As Britain celebrates 100 years of the RAF, this week's flypast of warplanes has served to highlight the bravery and sacrifice of pilots a century ago.
Planes used during the First World War, not long after the advent of flight, were both rudimentary and vulnerable to enemy fighters.
Consequently, life expectancy for RAF pilots between 1914 and 1918 could be just a matter of weeks, while statistics suggest that almost one in four pilots were killed.
Now those flying these old aircraft as part of centenary celebrations are getting a first-hand glimpse into the extraordinary bravery of their predecessors.
One of those taking part, Gordon Brander, said: "Having flown this machine. where you can't see very much, how they went into combat and did it I just don't know."
Charles Lockwood Turnbull was just 19 when he began flying reconnaissance missions during the Great War.
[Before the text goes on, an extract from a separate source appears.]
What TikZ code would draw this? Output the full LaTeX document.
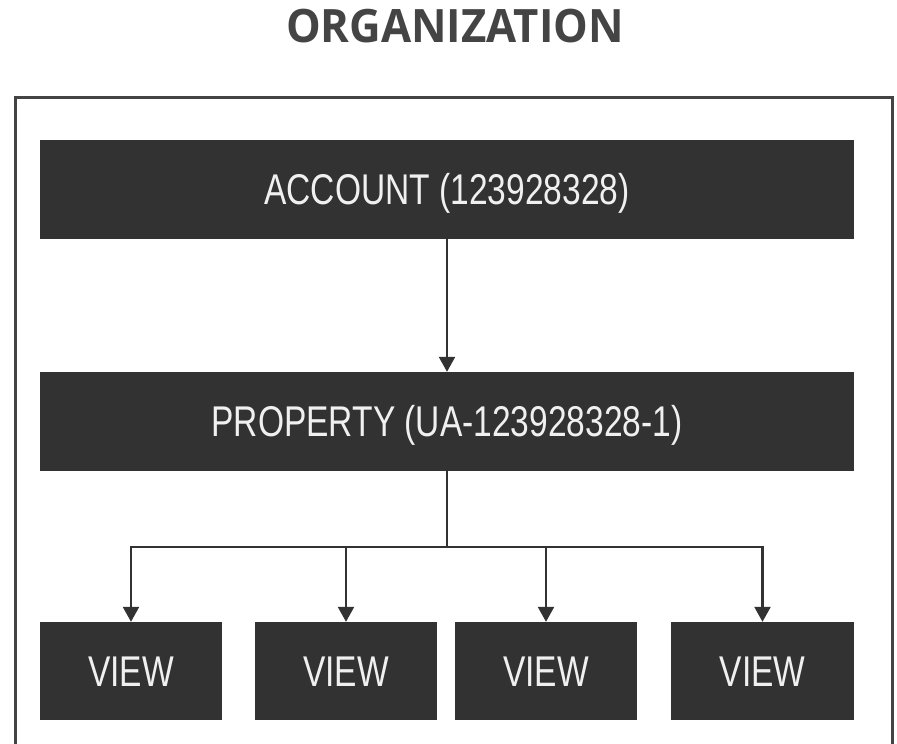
\documentclass[tikz,border=0pt]{standalone}
\usepackage{fontspec}
\usetikzlibrary{arrows.meta}
\newfontfamily\boxfont[FakeStretch=0.78]{Liberation Sans}
\newfontfamily\titlefont[FakeStretch=0.95]{Open Sans}
\definecolor{boxgray}{HTML}{323232}
\definecolor{framegray}{HTML}{444444}
\definecolor{titlegray}{HTML}{444444}
\begin{document}
\begin{tikzpicture}[x=1pt,y=-1pt,
  darkbox/.style={rectangle, fill=boxgray, draw=none, inner sep=0pt,
    text=white!94!black, font=\boxfont\fontsize{43}{45}\selectfont,
    text height=30.8pt, text depth=0pt, minimum height=99pt},
  conn/.style={draw=boxgray, line width=2.4pt},
  arr/.style={conn, -{Triangle[width=16pt,length=15pt]}}
]
\useasboundingbox (0,0) rectangle (897,744);
\fill[white] (0,0) rectangle (897,744);
% title
\node[anchor=base, text=titlegray, font=\titlefont\bfseries\fontsize{46}{48}\selectfont] (title) at (455,42) {ORGANIZATION};
% frame (open at bottom)
\draw[framegray, line width=3pt] (15.5,750) -- (15.5,97.5) -- (892.5,97.5) -- (892.5,750);
% boxes
\node[darkbox, minimum width=814pt] (acc) at (447,189.5) {ACCOUNT (123928328)};
\node[darkbox, minimum width=814pt] (prop) at (447,421.5) {PROPERTY (UA-123928328-1)};
\node[darkbox, minimum width=182pt, minimum height=98pt] (v1) at (131,671) {VIEW};
\node[darkbox, minimum width=182pt, minimum height=98pt] (v2) at (346,671) {VIEW};
\node[darkbox, minimum width=182pt, minimum height=98pt] (v3) at (546,671) {VIEW};
\node[darkbox, minimum width=183pt, minimum height=98pt] (v4) at (762.5,671) {VIEW};
% connectors
\draw[arr] (acc) -- (prop);
\coordinate (bus) at (447,547);
\draw[conn] (prop) -- (bus);
\draw[arr] (bus) -| (v1);
\draw[arr] (bus) -| (v2);
\draw[arr] (bus) -| (v3);
\draw[arr] (bus) -| (v4);
\end{tikzpicture}
\end{document}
He would survive that conflict and go on to see service in the Second World War too.
His granddaughter, Ann, still wears his tunic, and he remains an immense source of pride.
"He was so young and they didn't know what they were getting into. He didn't talk about it - I don't think any of them talked about it really," she said.
"I think it was too upsetting, perhaps."
One-hundred years since the RAF became the world's first independent air force, this stand-alone pioneering service helped win one world war, go on to save the UK in a second, and do so much more between then and now.